Staff members have been collecting water samples on the grounds for the past six months, with a long-term goal of collecting samples year-round to determine the water quality throughout the entire farm, including the Deer Creek stream. Water quality is determined by the effectiveness of the drainage structures in place.
"The topic of drainage is really popular among farmers throughout the Midwest right now because it has the potential to be the biggest return on investment in their operations, and it can also increase their yields," said Matt Sullivan, Assistant Manager of the Farm Science Review. "That's why we showcase it at the Review year after year."
Three components comprise the Review's drainage water management plan: crop production, soil health and water quality.
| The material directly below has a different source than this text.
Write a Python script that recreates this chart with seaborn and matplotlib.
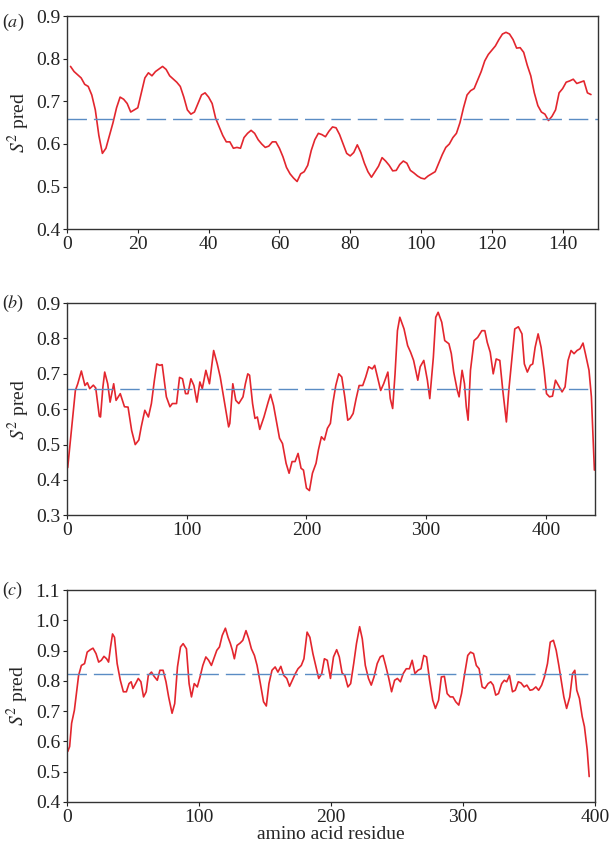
import numpy as np
import pandas as pd
import matplotlib
matplotlib.use("Agg")
import matplotlib.pyplot as plt
import seaborn as sns

# -----------------------------------------------------------------
# Datos: S2 predicho por residuo
# -----------------------------------------------------------------
res_a = [1, 2, 4, 5, 6, 7, 8, 9, 10, 11, 12, 13, 14, 15, 16, 17, 18, 19, 20,
         21, 22, 23, 24, 25, 27, 28, 29, 31, 32, 33, 34, 35, 36, 37, 38, 39, 40,
         41, 42, 43, 44, 45, 46, 47, 48, 49, 50, 51, 52, 53, 54, 55, 56, 57, 58,
         59, 60, 61, 62, 63, 64, 65, 66, 67, 68, 69, 70, 71, 72, 73, 74, 75, 76,
         77, 78, 79, 80, 81, 82, 83, 84, 85, 86, 87, 88, 89, 90, 91, 92, 93, 94,
         95, 96, 97, 98, 99, 100, 101, 102, 103, 104, 105, 106, 107, 108, 109,
         110, 111, 112, 113, 114, 115, 116, 117, 118, 119, 120, 121, 122, 123,
         124, 125, 126, 127, 128, 129, 130, 131, 132, 133, 134, 135, 136, 137,
         138, 139, 140, 141, 142, 143, 144, 145, 146, 147, 148]
s2_a = [0.782, 0.770, 0.755, 0.740, 0.735, 0.715, 0.680, 0.620, 0.578, 0.590,
        0.620, 0.650, 0.685, 0.710, 0.705, 0.695, 0.675, 0.680, 0.685, 0.720,
        0.755, 0.767, 0.760, 0.770, 0.782, 0.775, 0.760, 0.745, 0.735, 0.710,
        0.680, 0.670, 0.675, 0.695, 0.715, 0.720, 0.710, 0.695, 0.660, 0.640,
        0.620, 0.605, 0.605, 0.590, 0.592, 0.590, 0.615, 0.625, 0.632, 0.625,
        0.610, 0.600, 0.592, 0.595, 0.605, 0.605, 0.590, 0.570, 0.545, 0.530,
        0.520, 0.512, 0.530, 0.535, 0.550, 0.585, 0.610, 0.625, 0.622, 0.617,
        0.630, 0.640, 0.638, 0.622, 0.600, 0.578, 0.572, 0.580, 0.598, 0.580,
        0.555, 0.535, 0.522, 0.535, 0.548, 0.568, 0.560, 0.550, 0.537, 0.538,
        0.552, 0.560, 0.555, 0.538, 0.532, 0.525, 0.520, 0.518, 0.525, 0.530,
        0.535, 0.555, 0.575, 0.592, 0.600, 0.615, 0.625, 0.650, 0.685, 0.715,
        0.725, 0.730, 0.750, 0.770, 0.795, 0.810, 0.820, 0.830, 0.845, 0.858,
        0.862, 0.858, 0.845, 0.825, 0.826, 0.815, 0.785, 0.760, 0.720, 0.690,
        0.675, 0.670, 0.655, 0.665, 0.680, 0.720, 0.730, 0.745, 0.748, 0.752,
        0.742, 0.745, 0.748, 0.720, 0.716]

res_b = [0.6, 7, 9, 12, 15, 17, 19, 22, 24, 27, 28, 30, 31.5, 34, 36, 39, 41,
         44.5, 48, 51, 54, 57, 60, 62, 65, 68, 70.5, 73, 75, 77.5, 79.5, 83, 86,
         88, 91.5, 94, 96.5, 99, 101, 103.5, 106, 108.5, 111, 113, 116, 119,
         122.5, 125.5, 128, 131, 135, 136, 138.5, 141, 143.5, 147, 149, 151,
         152.5, 155, 157, 159, 161, 164.5, 168, 170, 172.5, 175, 177.5, 180, 183,
         185.5, 188, 190.5, 193, 195.5, 197.5, 200, 202.5, 205, 208, 210, 212.5,
         215, 217.5, 220, 222, 224.5, 227, 229.5, 232, 234.5, 236.5, 239, 241.5,
         244, 247, 249.5, 252, 255, 257, 260, 262, 264.5, 268, 270, 272, 274,
         276, 278, 281.5, 284.5, 287, 289.5, 293, 295, 298, 301, 303, 306, 308,
         310, 313, 315.5, 319, 321, 323, 326, 327.5, 330, 332, 333.5, 335, 337,
         340, 343, 346.5, 349, 351, 353.5, 356, 358.5, 361.5, 364, 367, 369, 372,
         374, 377, 380, 382, 384.5, 387, 389, 391, 393.5, 396, 398.5, 400.5, 403,
         405.5, 408, 410.5, 413.5, 416, 418.5, 421, 423.5, 426, 428.5, 431, 433,
         436, 438, 440.5]
s2_b = [0.435, 0.653, 0.672, 0.708, 0.667, 0.675, 0.658, 0.668, 0.660, 0.580,
        0.578, 0.663, 0.705, 0.672, 0.620, 0.672, 0.625, 0.644, 0.607, 0.606,
        0.540, 0.500, 0.513, 0.550, 0.597, 0.578, 0.616, 0.682, 0.728, 0.724,
        0.726, 0.635, 0.607, 0.616, 0.616, 0.690, 0.686, 0.644, 0.644, 0.686,
        0.667, 0.620, 0.677, 0.658, 0.710, 0.672, 0.766, 0.728, 0.691, 0.630,
        0.550, 0.560, 0.672, 0.625, 0.616, 0.635, 0.672, 0.700, 0.696, 0.616,
        0.574, 0.578, 0.543, 0.578, 0.620, 0.642, 0.611, 0.564, 0.518, 0.503,
        0.447, 0.419, 0.452, 0.452, 0.475, 0.433, 0.428, 0.377, 0.370, 0.419,
        0.447, 0.485, 0.522, 0.513, 0.546, 0.560, 0.616, 0.667, 0.700, 0.691,
        0.635, 0.569, 0.574, 0.588, 0.630, 0.667, 0.667, 0.691, 0.720, 0.714,
        0.724, 0.682, 0.653, 0.672, 0.705, 0.630, 0.602, 0.700, 0.822, 0.860,
        0.827, 0.780, 0.761, 0.738, 0.682, 0.720, 0.738, 0.682, 0.630, 0.747,
        0.860, 0.874, 0.846, 0.794, 0.785, 0.757, 0.705, 0.653, 0.635, 0.710,
        0.672, 0.607, 0.569, 0.710, 0.794, 0.803, 0.822, 0.822, 0.789, 0.761,
        0.700, 0.742, 0.738, 0.653, 0.564, 0.653, 0.757, 0.827, 0.833, 0.813,
        0.728, 0.705, 0.724, 0.728, 0.775, 0.813, 0.775, 0.710, 0.644, 0.635,
        0.637, 0.682, 0.667, 0.649, 0.663, 0.738, 0.766, 0.757, 0.766, 0.771,
        0.787, 0.757, 0.710, 0.635, 0.428]

res_c = [0.6, 2, 3.5, 5.6, 7.4, 8.8, 10.9, 13.3, 15.3, 17.7, 19.7, 22, 24, 26,
         28, 30, 31.5, 33, 34.5, 36, 38, 40.4, 42.7, 45, 47, 48.6, 50, 52, 54,
         56, 58, 60, 61.6, 64, 66, 68.4, 70.4, 72.8, 75, 77, 79.6, 81.6, 83.7,
         86, 88, 90.5, 92.5, 94.3, 96.4, 98.7, 100.8, 102.9, 105.2, 107.3, 109.4,
         111.7, 113.5, 115.5, 117.6, 120, 122, 123.8, 125.3, 126.8, 128.8, 131.2,
         133.2, 135.6, 137.7, 139.7, 142, 144, 146.5, 148.9, 151, 153, 155.3,
         157.7, 159.8, 162, 164.2, 166.5, 168.6, 170.7, 173, 175, 177.5, 179.5,
         181.9, 184, 186.3, 188.4, 190.7, 193, 195, 197.2, 199.6, 201.9, 204.3,
         206.3, 208.4, 210.5, 212.8, 214.9, 217.2, 219.3, 221.7, 223.7, 226,
         228.4, 230.5, 232.6, 235, 237.3, 239.4, 241.4, 243.8, 245.9, 248.2,
         250.3, 252.6, 254.7, 257, 259.4, 261.5, 263.6, 265.9, 268.2, 270.3,
         272.4, 274.7, 277.1, 279.1, 281.5, 283.6, 285.9, 288, 290.3, 292.4,
         294.5, 296.8, 298.9, 301.3, 303.6, 305.7, 308, 310.1, 312.2, 314.5,
         316.6, 319, 321, 322.9, 324.8, 326.9, 329.3, 331.3, 333.1, 335.2, 337.5,
         339.6, 341.9, 344, 346.3, 348.4, 350.8, 352.8, 355.2, 357.3, 359.6,
         361.7, 364, 366.1, 368.5, 370.6, 372.6, 374.4, 376.4, 378.5, 380.9, 383,
         384.7, 386.2, 388.2, 390.3, 392, 394.1, 395.6]
s2_c = [0.567, 0.583, 0.660, 0.703, 0.769, 0.818, 0.851, 0.857, 0.895, 0.903,
        0.908, 0.890, 0.862, 0.868, 0.881, 0.873, 0.862, 0.912, 0.955, 0.944,
        0.857, 0.802, 0.764, 0.764, 0.791, 0.797, 0.775, 0.791, 0.808, 0.797,
        0.747, 0.764, 0.818, 0.829, 0.815, 0.802, 0.835, 0.835, 0.797, 0.747,
        0.693, 0.725, 0.846, 0.912, 0.923, 0.906, 0.791, 0.747, 0.791, 0.780,
        0.813, 0.851, 0.879, 0.868, 0.851, 0.879, 0.901, 0.912, 0.950, 0.974,
        0.944, 0.923, 0.901, 0.873, 0.917, 0.925, 0.934, 0.966, 0.939, 0.906,
        0.884, 0.851, 0.791, 0.731, 0.717, 0.791, 0.835, 0.846, 0.829, 0.848,
        0.818, 0.808, 0.782, 0.802, 0.824, 0.840, 0.851, 0.873, 0.961, 0.944,
        0.890, 0.851, 0.808, 0.824, 0.873, 0.868, 0.808, 0.879, 0.903, 0.879,
        0.826, 0.818, 0.780, 0.791, 0.857, 0.923, 0.979, 0.939, 0.851, 0.808,
        0.786, 0.813, 0.857, 0.879, 0.884, 0.851, 0.808, 0.764, 0.802, 0.808,
        0.797, 0.824, 0.840, 0.840, 0.868, 0.824, 0.835, 0.840, 0.884, 0.879,
        0.802, 0.736, 0.709, 0.736, 0.813, 0.815, 0.758, 0.747, 0.747, 0.731,
        0.720, 0.758, 0.824, 0.884, 0.895, 0.890, 0.851, 0.840, 0.780, 0.775,
        0.791, 0.797, 0.786, 0.753, 0.758, 0.791, 0.802, 0.797, 0.818, 0.764,
        0.769, 0.797, 0.793, 0.780, 0.786, 0.769, 0.771, 0.780, 0.769, 0.786,
        0.813, 0.857, 0.928, 0.934, 0.901, 0.851, 0.802, 0.747, 0.709, 0.747,
        0.824, 0.835, 0.769, 0.742, 0.682, 0.649, 0.572, 0.484]

# umbral (línea discontinua) por panel
umbral_a = 0.658
umbral_b = 0.656
umbral_c = 0.823

letras = ["a", "b", "c"]
xlims = [(0, 150), (0, 441), (0, 400)]
ylims = [(0.4, 0.9), (0.3, 0.9), (0.4, 1.1)]
xticks = [np.arange(0, 141, 20), np.arange(0, 401, 100), np.arange(0, 401, 100)]
yticks = [np.arange(0.4, 0.91, 0.1), np.arange(0.3, 0.91, 0.1), np.arange(0.4, 1.11, 0.1)]

# -----------------------------------------------------------------
# Estilo
# -----------------------------------------------------------------
sns.set_style("ticks")
plt.rcParams["font.family"] = "serif"
plt.rcParams["font.serif"] = ["Liberation Serif", "DejaVu Serif"]
plt.rcParams["mathtext.fontset"] = "stix"
plt.rcParams["axes.edgecolor"] = "#333333"
plt.rcParams["axes.linewidth"] = 1.0

rojo = "#e3262e"
azul = "#5a8cc4"

fig = plt.figure(figsize=(6.09, 8.49), dpi=100)
posiciones = [
    [0.110, 0.730, 0.872, 0.251],
    [0.110, 0.393, 0.867, 0.250],
    [0.110, 0.0554, 0.867, 0.2496],
]
etiq_y = [0.986, 0.655, 0.317]

datos = [(res_a, s2_a, umbral_a), (res_b, s2_b, umbral_b), (res_c, s2_c, umbral_c)]

for i, (res, s2, umbral) in enumerate(datos):
    ax = fig.add_axes(posiciones[i])
    df = pd.DataFrame({"residuo": res, "s2": s2})
    sns.lineplot(data=df, x="residuo", y="s2", ax=ax, color=rojo, linewidth=1.2)
    ax.axhline(umbral, color=azul, linewidth=1.0, dashes=(14, 5))
    ax.set_xlim(*xlims[i])
    ax.set_ylim(*ylims[i])
    ax.set_xticks(xticks[i])
    ax.set_yticks(yticks[i])
    ax.set_yticklabels([f"{v:.1f}" for v in yticks[i]])
    ax.tick_params(direction="out", length=3, width=0.8, labelsize=14,
                   colors="#222222", pad=2)
    ax.set_ylabel(r"$S^2$ pred", fontsize=14, labelpad=3)
    ax.set_xlabel("")
    fig.text(0.004, etiq_y[i], "(" + r"$\mathit{" + letras[i] + "}$" + ")",
             fontsize=13, va="top")
    if i == 2:
        ax.set_xlabel("amino acid residue", fontsize=14, labelpad=0)

fig.savefig("out.png", dpi=100)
Each component is evaluated from the time seeds are planted and nutrients are applied on the fields to water leaving the grounds via the drainage system.
"Farmers want optimal drainage, but are they improving water quality at the same time?" asked Sullivan. "When both crop production and soil drainage are performing at optimal levels, then we can achieve a consistently higher water quality."
Sullivan said the Molly Caren Agricultural Center's water management plan serves as a model for drainage technology.
OLICA's demonstrations of the new drainage technologies at this year's Review will show attendees the installation process, how structures work and the opportunities that exist to improve water quality while potentially making crop production more profitable.
These demonstrations will take place daily from 9 a.m. to 4 p.m. in the field demonstration area just north of I-70.
"OLICA has been a huge supporter of the Review, and it's a great opportunity for them to showcase different types of drainage technologies while also giving them the opportunity to see their customers and make new connections within the agriculture industry," said Sullivan. "It's a win-win for both of us."
Other partners of the Review's ongoing drainage project include OLICA's members, the USDA Research Service Drainage Unit and Trimble Navigation.
Advance tickets are available at any OSU Extension office, local agribusinesses or online for $7. Tickets will be sold at the gate for $10.
For more information on the Farm Science Review, visit fsr.osu.edu.
Farm Science Review is sponsored by the College of Food, Agricultural, and Environmental Sciences, Ohio State University Extension, and the Ohio Agricultural Research and Development Center. It attracts more than 140,000 visitors from all over the country and Canada, who come for three days to peruse 4,000 product lines from 600 commercial exhibitors, and learn the latest in agricultural research, conservation, family and nutrition, and gardening and landscape.